Les dépenses publiques et privées au titre de l’éducation primaire et secondaire représentaient 3,8 % du produit intérieur brut (PIB) en 2014-2015 au Québec, comme en Ontario. Mais en raison de l’écart de richesse entre les deux provinces, le Québec dépense somme toute moins par habitant en éducation : 1725 $, contre 2082 $ en Ontario et 1952 $ pour la moyenne canadienne. Selon les chercheurs, « les dépenses par élève au Québec sont relativement comparables à celles de plusieurs autres provinces canadiennes ». Ils recommandent de financer l’école publique québécoise « minimalement au-delà de la croissance du nombre d’élèves et de l’inflation (environ 3,3 % de croissance annuelle) avec un ajustement additionnel » en vue d’augmenter la diplomation.
Où est le problème, alors ?
« Le problème semble tenir davantage aux façons de faire actuelles et au choix des mesures et des programmes mis en place pour améliorer la diplomation », estiment les chercheurs. Selon eux, le Québec devrait se pencher sur les raisons du succès de la réforme ontarienne.

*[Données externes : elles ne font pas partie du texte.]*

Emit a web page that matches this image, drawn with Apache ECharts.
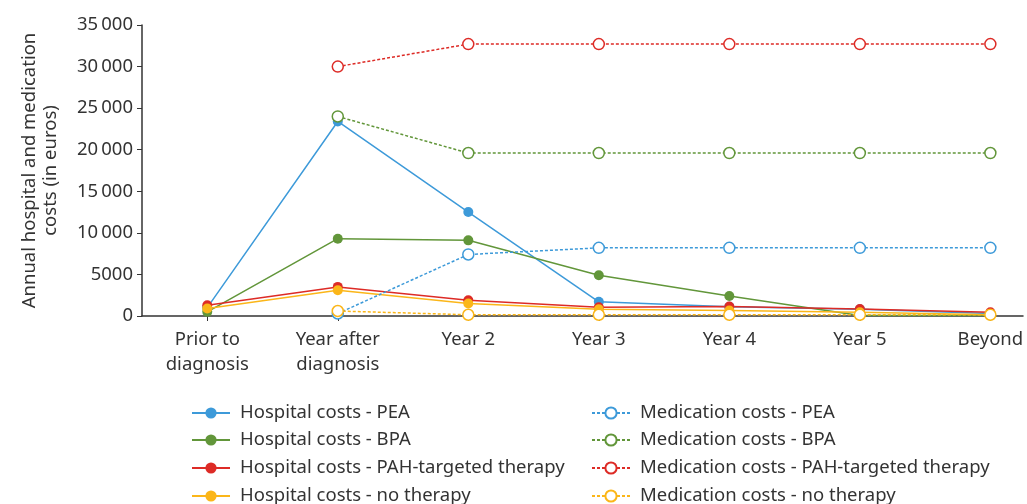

Les chercheurs déplorent le fait qu’il n’y ait au Québec aucune évaluation systématique des programmes en éducation. Par exemple, on n’a pas mesuré l’effet de la réduction du nombre d’élèves par classe. Il est « urgent » de corriger la situation, selon eux. Ils relèvent également un problème de transparence dans l’accès aux données colligées par le Ministère et les commissions scolaires. Ils se prononcent pour la création d’un institut national d’excellence en éducation afin de diffuser les meilleures pratiques et de prendre des décisions sur la base des résultats probants de la recherche. Le gouvernement Couillard a promis de mettre sur pied un tel institut, mais il ne l’a toujours pas fait. « Investir davantage sans modifier les façons de faire et sans revoir les programmes risque de ne rien changer », préviennent les chercheurs.